Start SOURCE DATA

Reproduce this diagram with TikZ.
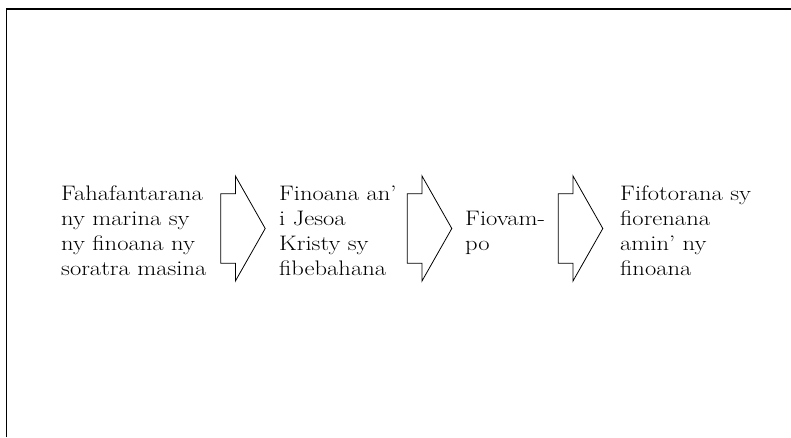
\documentclass[tikz,border=0pt]{standalone}
\usepackage{fontspec}
\setmainfont{Latin Modern Roman}[FakeStretch=1.17]
\begin{document}
\begin{tikzpicture}[x=1pt,y=1pt,
    stage/.style={anchor=west,align=left,inner sep=0pt,font=\fontsize{21}{25}\selectfont},
    blockarrow/.style={draw,line width=0.8pt,line join=miter}]
      \useasboundingbox (0,0) rectangle (791,437);
      \draw[line width=1.2pt] (6.5,0) -- (6.5,428) -- (791,428);
      \draw
        (61,206) node[stage] (1){Fahafantarana\\ny marina sy\\ny finoana ny\\soratra masina}
        (279,206) node[stage] (2){Finoana an’\\i Jesoa\\Kristy sy\\fibebahana}
        (465,204) node[stage] (3){Fiovam-\\po}
        (620,206) node[stage] (4){Fifotorana sy\\fiorenana\\amin’ ny\\finoana};
      \foreach \x in {220.7,407.3,558.3}
        \draw[blockarrow] (\x,173.75) -- (\x,243.25) -- (\x+14.7,243.25) -- (\x+14.7,261)
          -- (\x+44.5,208.5) -- (\x+14.7,156) -- (\x+14.7,173.75) -- cycle;
    \end{tikzpicture}
\end{document}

End SOURCE DATA

Write out each line of the data exactly; the images should be left out.

Reproduce this diagram with TikZ.
\documentclass[tikz,border=0pt]{standalone}
\usepackage{fontspec}
\setmainfont{Latin Modern Roman}[FakeStretch=1.17]
\begin{document}
\begin{tikzpicture}[x=1pt,y=1pt,
    stage/.style={anchor=west,align=left,inner sep=0pt,font=\fontsize{21}{25}\selectfont},
    blockarrow/.style={draw,line width=0.8pt,line join=miter}]
      \useasboundingbox (0,0) rectangle (791,437);
      \draw[line width=1.2pt] (6.5,0) -- (6.5,428) -- (791,428);
      \draw
        (61,206) node[stage] (1){Fahafantarana\\ny marina sy\\ny finoana ny\\soratra masina}
        (279,206) node[stage] (2){Finoana an’\\i Jesoa\\Kristy sy\\fibebahana}
        (465,204) node[stage] (3){Fiovam-\\po}
        (620,206) node[stage] (4){Fifotorana sy\\fiorenana\\amin’ ny\\finoana};
      \foreach \x in {220.7,407.3,558.3}
        \draw[blockarrow] (\x,173.75) -- (\x,243.25) -- (\x+14.7,243.25) -- (\x+14.7,261)
          -- (\x+44.5,208.5) -- (\x+14.7,156) -- (\x+14.7,173.75) -- cycle;
    \end{tikzpicture}
\end{document}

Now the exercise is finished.